Кажется, решился вопрос с Мексикой. Я думал, не поедем все-таки. Сколько было проблем с мистером Нойманом. Столько неувязок и проч. Нет, А.А. сегодня сказал — едем. Ладно, Мексика, так Мексика.

22  июля 1989 г., Нью-Йорк

Воскресенье. Играем дневной спектакль. Здесь так при­нято: в воскресенье — дневной, начало в 2.30.

И играем так же, «по-дневному», и публика такая же воскресная, веселая, легкая. Все им нравится с первой ре­плики. Шумно реагируют на любую мелочь. Много русских. Интересно получается: смех на какую-то реплику волной накатывает, сначала смеются русские, пару секунд спустя, услышав в наушниках перевод, смеются американцы. И так все время — смех, пауза, смех.
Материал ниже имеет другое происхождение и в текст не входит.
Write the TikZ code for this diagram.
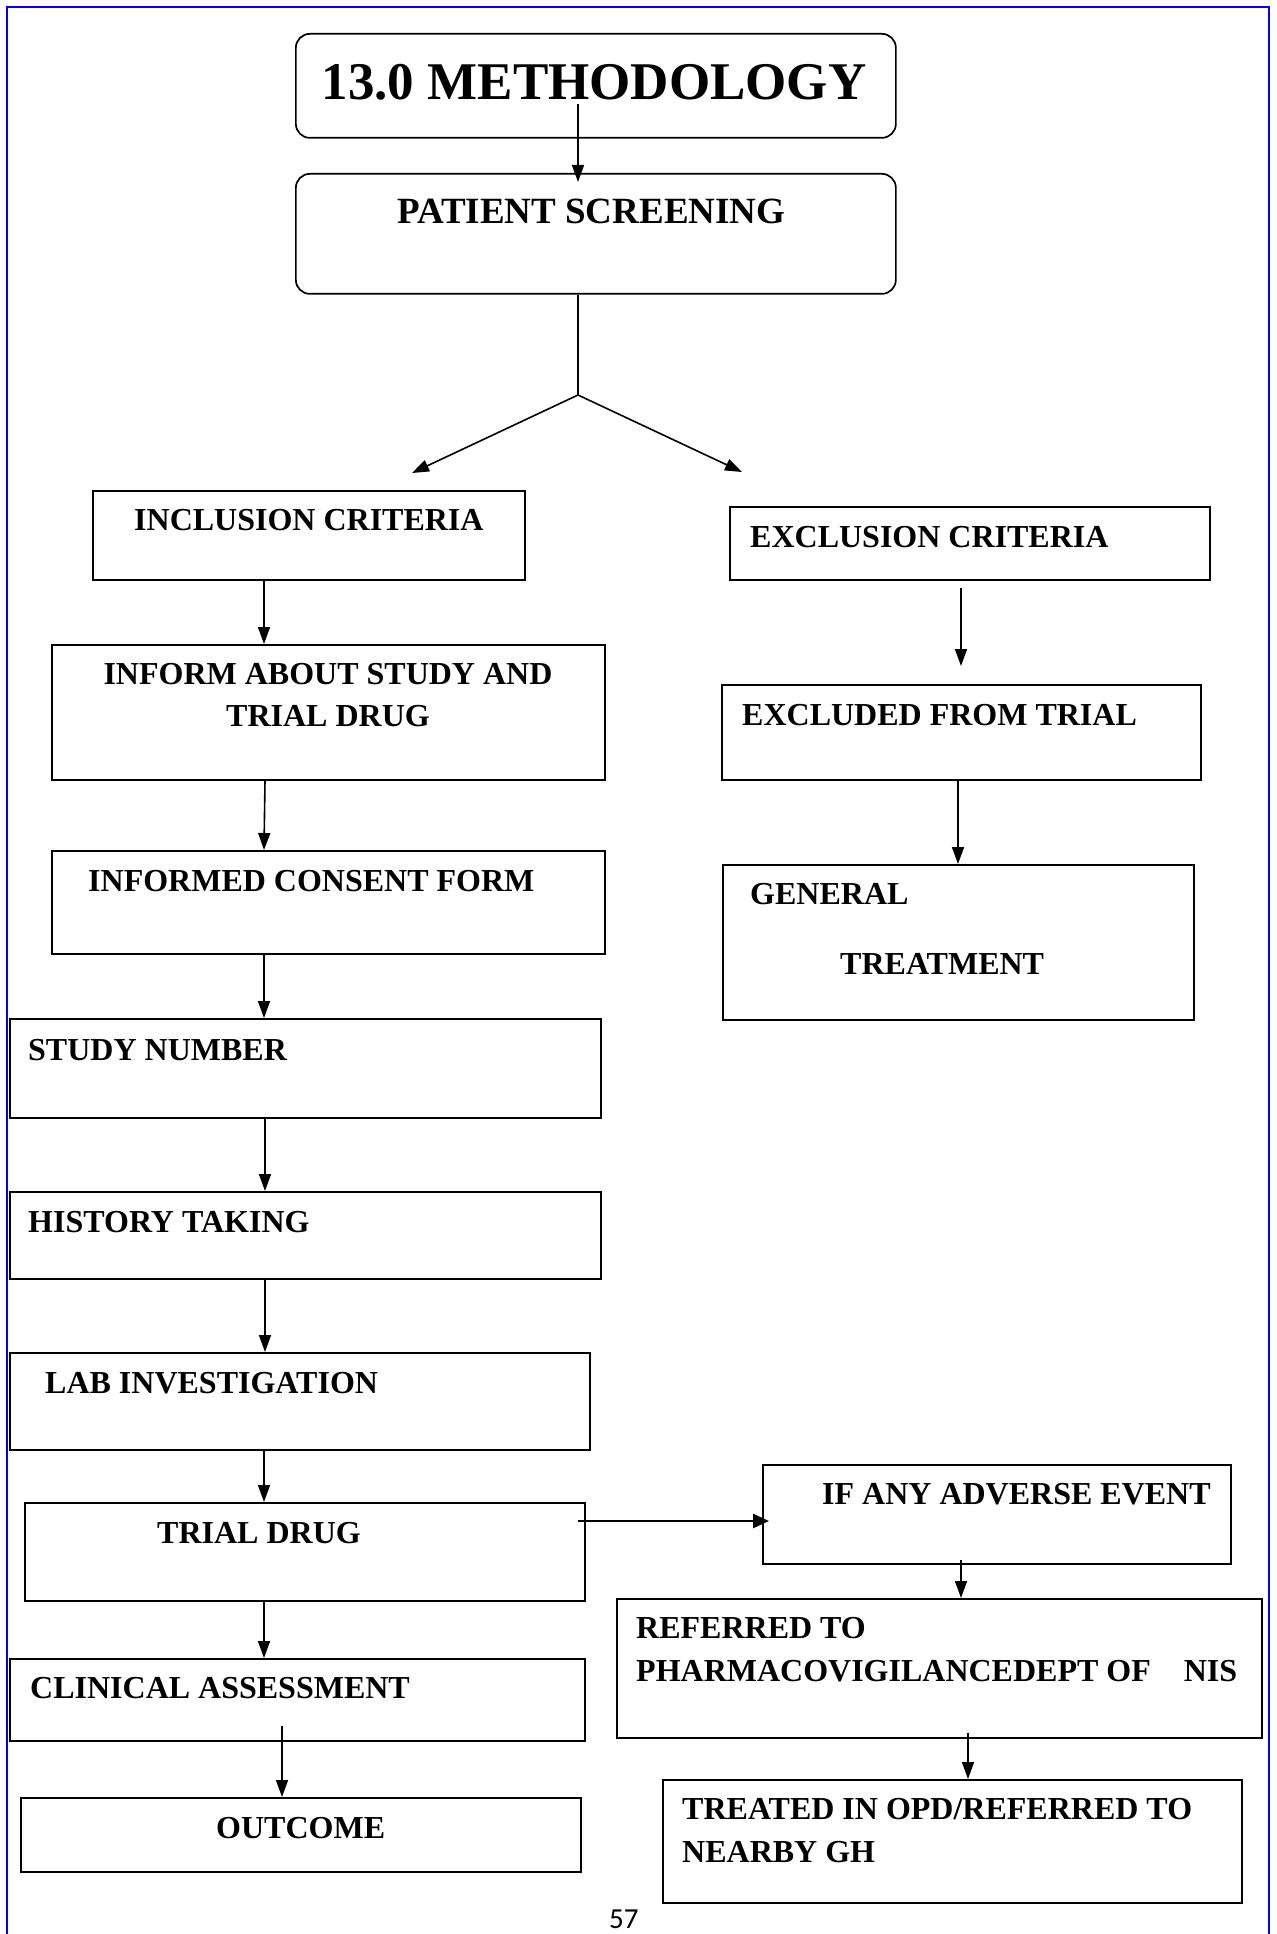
\documentclass[tikz,border=0pt]{standalone}
\usepackage{fontspec}
\setmainfont{Liberation Serif}
\newfontfamily\pagefont{Carlito}
\usetikzlibrary{arrows.meta}
\begin{document}
\begin{tikzpicture}[x=1pt,y=-1pt,
  box/.style={draw=black, line width=1.7pt, rectangle, inner sep=0pt, anchor=north west},
  rbox/.style={box, rounded corners=14pt},
  txt/.style={font=\bfseries\fontsize{32}{40}\selectfont, inner sep=0pt, anchor=base west},
  conn/.style={line width=1.6pt},
  arr/.style={line width=1.6pt, -{Triangle[length=17pt,width=12pt]}},
]
\useasboundingbox (0,0) rectangle (1276,1934);
\fill[white] (0,0) rectangle (1276,1934);
% page frame
\draw[blue, line width=2pt] (7,1934) -- (7,7) -- (1269,7) -- (1269,1934);

% boxes
\node[rbox, minimum width=600pt, minimum height=104pt] (title) at (295,33) {};
\node[rbox, minimum width=600pt, minimum height=120pt] (screen) at (295,173) {};
\node[box, minimum width=432pt, minimum height=89pt] (inc) at (92,490) {};
\node[box, minimum width=553pt, minimum height=135pt] (inform) at (51,644) {};
\node[box, minimum width=553pt, minimum height=103pt] (consent) at (51,850) {};
\node[box, minimum width=591pt, minimum height=99pt] (study) at (9,1018) {};
\node[box, minimum width=591pt, minimum height=87pt] (history) at (9,1191) {};
\node[box, minimum width=580pt, minimum height=97pt] (lab) at (9,1352) {};
\node[box, minimum width=560pt, minimum height=98pt] (trial) at (24,1502) {};
\node[box, minimum width=575pt, minimum height=82pt] (clinical) at (9,1658) {};
\node[box, minimum width=560pt, minimum height=74pt] (outcome) at (20,1797) {};
\node[box, minimum width=480pt, minimum height=73pt] (excl) at (729,506) {};
\node[box, minimum width=479pt, minimum height=95pt] (excluded) at (721,684) {};
\node[box, minimum width=471pt, minimum height=155pt] (general) at (722,864) {};
\node[box, minimum width=468pt, minimum height=99pt] (adverse) at (762,1464) {};
\node[box, minimum width=645pt, minimum height=139pt] (referred) at (616,1598) {};
\node[box, minimum width=579pt, minimum height=123pt] (treated) at (662,1779) {};

% texts
\node[txt, anchor=base, font=\bfseries\fontsize{53}{60}\selectfont] (tTitle) at (594,100) {13.0 METHODOLOGY};
\node[txt, font=\bfseries\fontsize{37}{44}\selectfont] (tScreen) at (397,224) {PATIENT SCREENING};
\node[txt] (tInc) at (134,530) {INCLUSION CRITERIA};
\node[txt, anchor=base] (tInformA) at (328,684) {INFORM ABOUT STUDY AND};
\node[txt, anchor=base] (tInformB) at (328,726) {TRIAL DRUG};
\node[txt] (tConsent) at (88,891) {INFORMED CONSENT FORM};
\node[txt] (tStudy) at (28,1060) {STUDY NUMBER};
\node[txt] (tHistory) at (28,1232) {HISTORY TAKING};
\node[txt] (tLab) at (45,1393) {LAB INVESTIGATION};
\node[txt] (tTrial) at (157,1543) {TRIAL DRUG};
\node[txt] (tClinical) at (30,1698) {CLINICAL ASSESSMENT};
\node[txt] (tOutcome) at (216,1838) {OUTCOME};
\node[txt] (tExcl) at (750,547) {EXCLUSION CRITERIA};
\node[txt] (tExcluded) at (742,725) {EXCLUDED FROM TRIAL};
\node[txt] (tGeneralA) at (750,904) {GENERAL};
\node[txt] (tGeneralB) at (840,974) {TREATMENT};
\node[txt] (tAdverse) at (822,1504) {IF ANY ADVERSE EVENT};
\node[txt] (tReferredA) at (636,1638) {REFERRED TO};
\node[txt] (tReferredB) at (636,1681) {PHARMACOVIGILANCEDEPT OF\hspace{33pt}NIS};
\node[txt] (tTreatedA) at (682,1819) {TREATED IN OPD/REFERRED TO};
\node[txt] (tTreatedB) at (682,1862) {NEARBY GH};
\node[inner sep=0pt, anchor=base west, font=\pagefont\fontsize{29}{34}\selectfont] (page) at (609,1928) {57};

% column coordinates
\coordinate (cT) at (578,0);
\coordinate (cL) at (264,0);
\coordinate (cL2) at (265,0);
\coordinate (cO) at (282,0);
\coordinate (cE) at (961,0);
\coordinate (cG) at (958,0);
\coordinate (cR) at (968,0);
\coordinate (yA) at (0,1521);
\coordinate (br) at (578,395);
\coordinate (lt) at (412,473);
\coordinate (rt) at (742,472);
\coordinate (tStart) at (578,104);

% connectors
\draw[arr, shorten >=-9pt] (tStart) -- (screen.north -| cT);
\draw[conn] (screen.south -| cT) -- (br);
\draw[arr] (br) -- (lt);
\draw[arr] (br) -- (rt);

\draw[arr] (inc.south -| cL) -- (inform.north -| cL);
\draw[arr] (inform.south -| cL2) -- (consent.north -| cL);
\draw[arr] (consent.south -| cL) -- (study.north -| cL);
\draw[arr] (study.south -| cL2) -- (history.north -| cL2);
\draw[arr] (history.south -| cL2) -- (lab.north -| cL2);
\draw[arr] (lab.south -| cL) -- (trial.north -| cL);
\draw[arr] (trial.south -| cL) -- (clinical.north -| cL);
\draw[arr, shorten <=-16pt] (clinical.south -| cO) -- (outcome.north -| cO);

\draw[arr, shorten <=7pt, shorten >=18pt] (excl.south -| cE) -- (excluded.north -| cE);
\draw[arr] (excluded.south -| cG) -- (general.north -| cG);

\draw[line width=2.6pt, -{Triangle[length=16pt,width=14pt]}, shorten <=-8pt, shorten >=-7pt] (trial.east |- yA) -- (adverse.west |- yA);
\draw[arr, shorten <=-5pt] (adverse.south -| cE) -- (referred.north -| cE);
\draw[arr, shorten <=-6pt] (referred.south -| cR) -- (treated.north -| cR);
\end{tikzpicture}
\end{document}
После спектакля едем в город. Я договорился о встрече с Сашей Барским. Это Толика Кригмонта товарищ и Танюшу он тоже хорошо знал по юным ростовским годам. Теперь здесь живет, лет десять уже...

Не записал, кажется, посещение штаб-квартиры «Пепсико», а это было очень интересно. Пригласили нас на обед, днем. Невероятной красоты парк. На территории парка — скульптуры великих мастеров, от Родена до Мура... Как нам сказали, ни один музей Нью-Йорка не имеет такого количества и такого уровня скульптур... современных. Очень, очень сильное впечатление... босиком по зеленым бескрайним лужайкам, видишь там, вдали... стоит нечто красное или белое... или бронзовое... 20-й век.

Все! К черту! Не буду больше писать. Ни хрена... То, что в сердце, в мозгах, вокруг... все так и остается нетронутым. Ничего не объяснимо. Ничего не расскажешь. Тем более в этих закорючках.

А перечитывать совсем невозможно. Боже, как хохочут в зале. Что-то невероятное сегодня...

23  июля 1989 г., Нью-Йорк

Вчера... Вечер в квартале художников... Мастерская Нахамкина (женщина с сигаретой!). Работы Шемякина, С. Дали. Эрнст Неизвестный. Блинкер-стрит. Праздник. Гитарист у церкви. Праздник итальянский.